PROMPT: Your task is to give the listing below back word for word, pictures excluded.

[START]

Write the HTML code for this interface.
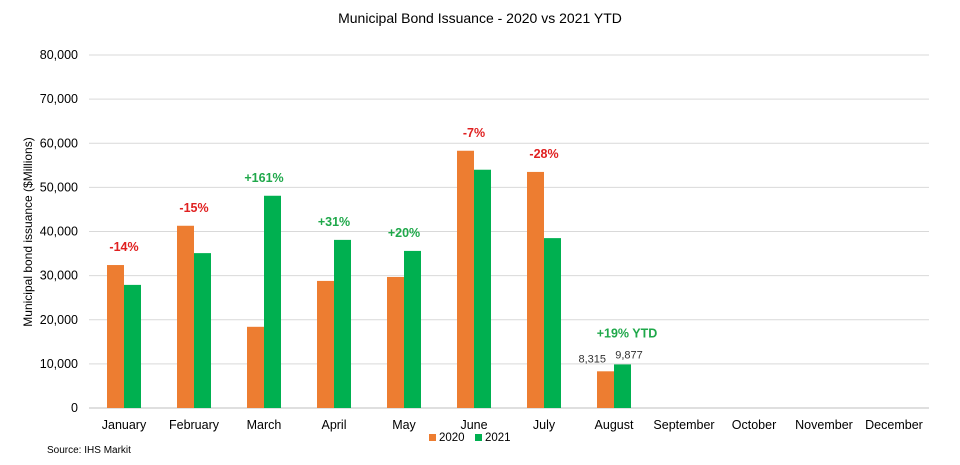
<!DOCTYPE html>
<html><head><meta charset="utf-8"><style>
body{margin:0;background:#fff;font-family:"Liberation Sans",Arial,sans-serif;}
svg text{font-family:"Liberation Sans",Arial,sans-serif;}
</style></head><body>
<svg id="chart" width="960" height="460" viewBox="0 0 960 460" xmlns="http://www.w3.org/2000/svg">
<rect width="960" height="460" fill="#fff"/>
<text x="480" y="23" text-anchor="middle" font-size="14" fill="#000">Municipal Bond Issuance - 2020 vs 2021 YTD</text>
<text transform="translate(32,232) rotate(-90)" text-anchor="middle" font-size="12" fill="#000">Municipal bond issuance ($Millions)</text>
<text x="47" y="453" font-size="10" fill="#000">Source: IHS Markit</text>
<g>
<rect x="429" y="434" width="7" height="7" fill="#ed7d31"/>
<text x="439" y="441" font-size="11.5" fill="#000">2020</text>
<rect x="475" y="434" width="7" height="7" fill="#00b050"/>
<text x="485" y="441" font-size="11.5" fill="#000">2021</text>
</g>
<g id="grid"></g><g id="bars"></g><g id="labels"></g>
</svg>
<script>
const categories=["January","February","March","April","May","June","July","August","September","October","November","December"];
const s2020=[32400,41300,18400,28800,29700,58300,53500,8315,null,null,null,null];
const s2021=[27900,35100,48100,38100,35600,54000,38500,9877,null,null,null,null];
const pctLabels=["-14%","-15%","+161%","+31%","+20%","-7%","-28%","+19% YTD"];
const yTicks=[0,10000,20000,30000,40000,50000,60000,70000,80000];
const NS="http://www.w3.org/2000/svg";
const x0=89,bw=70,yBase=408,yTop=55,yMax=80000;
const y=v=>yBase-(v/yMax)*(yBase-yTop);
const xc=i=>x0+bw*(i+0.5);
function mk(tag,attrs,parent,txt){const e=document.createElementNS(NS,tag);for(const k in attrs)e.setAttribute(k,attrs[k]);if(txt!=null)e.textContent=txt;document.getElementById(parent).appendChild(e);return e;}
yTicks.forEach(t=>{
 const l=mk('line',{x1:x0,x2:x0+bw*12,y1:y(t),y2:y(t),stroke:t===0?'#bfbfbf':'#d9d9d9','stroke-width':1},'grid');
 
 
 const tx=mk('text',{x:78,y:y(t)+4,'text-anchor':'end','font-size':12.5,fill:'#000'},'grid',t.toLocaleString('en-US'));
 
 
});
categories.forEach((c,i)=>{
 const tx=mk('text',{x:xc(i),y:429,'text-anchor':'middle','font-size':12.5,fill:'#000'},'labels',c);
 
 
 const bwid=17;
 if(s2020[i]!=null){
  const r=mk('rect',{x:xc(i)-bwid,y:y(s2020[i]),width:bwid,height:yBase-y(s2020[i]),fill:'#ed7d31'},'bars');
  
  
 }
 if(s2021[i]!=null){
  const r=mk('rect',{x:xc(i),y:y(s2021[i]),width:bwid,height:yBase-y(s2021[i]),fill:'#00b050'},'bars');
  
  
 }
 if(pctLabels[i]){
  const top=Math.min(y(s2020[i]),y(s2021[i]));
  const pos=pctLabels[i].startsWith('+');
  const ly=i===7?top-27:top-14;
  const tx=mk('text',{x:xc(i)+(i===7?13:0),y:ly,'text-anchor':'middle','font-size':12.5,'font-weight':'bold',fill:pos?'#1fa84a':'#e02020'},'labels',pctLabels[i]);
  
  
 }
});
const a=mk('text',{x:xc(7)-8,y:y(s2020[7])-9,'text-anchor':'end','font-size':11,fill:'#333'},'labels',s2020[7].toLocaleString('en-US'));


const b=mk('text',{x:xc(7)+15,y:y(s2021[7])-6,'text-anchor':'middle','font-size':11,fill:'#333'},'labels',s2021[7].toLocaleString('en-US'));


</script>
</body></html>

[END]

ANSWER TO THIS TASK:
Write the HTML code for this interface.
<!DOCTYPE html>
<html><head><meta charset="utf-8"><style>
body{margin:0;background:#fff;font-family:"Liberation Sans",Arial,sans-serif;}
svg text{font-family:"Liberation Sans",Arial,sans-serif;}
</style></head><body>
<svg id="chart" width="960" height="460" viewBox="0 0 960 460" xmlns="http://www.w3.org/2000/svg">
<rect width="960" height="460" fill="#fff"/>
<text x="480" y="23" text-anchor="middle" font-size="14" fill="#000">Municipal Bond Issuance - 2020 vs 2021 YTD</text>
<text transform="translate(32,232) rotate(-90)" text-anchor="middle" font-size="12" fill="#000">Municipal bond issuance ($Millions)</text>
<text x="47" y="453" font-size="10" fill="#000">Source: IHS Markit</text>
<g>
<rect x="429" y="434" width="7" height="7" fill="#ed7d31"/>
<text x="439" y="441" font-size="11.5" fill="#000">2020</text>
<rect x="475" y="434" width="7" height="7" fill="#00b050"/>
<text x="485" y="441" font-size="11.5" fill="#000">2021</text>
</g>
<g id="grid"></g><g id="bars"></g><g id="labels"></g>
</svg>
<script>
const categories=["January","February","March","April","May","June","July","August","September","October","November","December"];
const s2020=[32400,41300,18400,28800,29700,58300,53500,8315,null,null,null,null];
const s2021=[27900,35100,48100,38100,35600,54000,38500,9877,null,null,null,null];
const pctLabels=["-14%","-15%","+161%","+31%","+20%","-7%","-28%","+19% YTD"];
const yTicks=[0,10000,20000,30000,40000,50000,60000,70000,80000];
const NS="http://www.w3.org/2000/svg";
const x0=89,bw=70,yBase=408,yTop=55,yMax=80000;
const y=v=>yBase-(v/yMax)*(yBase-yTop);
const xc=i=>x0+bw*(i+0.5);
function mk(tag,attrs,parent,txt){const e=document.createElementNS(NS,tag);for(const k in attrs)e.setAttribute(k,attrs[k]);if(txt!=null)e.textContent=txt;document.getElementById(parent).appendChild(e);return e;}
yTicks.forEach(t=>{
 const l=mk('line',{x1:x0,x2:x0+bw*12,y1:y(t),y2:y(t),stroke:t===0?'#bfbfbf':'#d9d9d9','stroke-width':1},'grid');
 
 
 const tx=mk('text',{x:78,y:y(t)+4,'text-anchor':'end','font-size':12.5,fill:'#000'},'grid',t.toLocaleString('en-US'));
 
 
});
categories.forEach((c,i)=>{
 const tx=mk('text',{x:xc(i),y:429,'text-anchor':'middle','font-size':12.5,fill:'#000'},'labels',c);
 
 
 const bwid=17;
 if(s2020[i]!=null){
  const r=mk('rect',{x:xc(i)-bwid,y:y(s2020[i]),width:bwid,height:yBase-y(s2020[i]),fill:'#ed7d31'},'bars');
  
  
 }
 if(s2021[i]!=null){
  const r=mk('rect',{x:xc(i),y:y(s2021[i]),width:bwid,height:yBase-y(s2021[i]),fill:'#00b050'},'bars');
  
  
 }
 if(pctLabels[i]){
  const top=Math.min(y(s2020[i]),y(s2021[i]));
  const pos=pctLabels[i].startsWith('+');
  const ly=i===7?top-27:top-14;
  const tx=mk('text',{x:xc(i)+(i===7?13:0),y:ly,'text-anchor':'middle','font-size':12.5,'font-weight':'bold',fill:pos?'#1fa84a':'#e02020'},'labels',pctLabels[i]);
  
  
 }
});
const a=mk('text',{x:xc(7)-8,y:y(s2020[7])-9,'text-anchor':'end','font-size':11,fill:'#333'},'labels',s2020[7].toLocaleString('en-US'));


const b=mk('text',{x:xc(7)+15,y:y(s2021[7])-6,'text-anchor':'middle','font-size':11,fill:'#333'},'labels',s2021[7].toLocaleString('en-US'));


</script>
</body></html>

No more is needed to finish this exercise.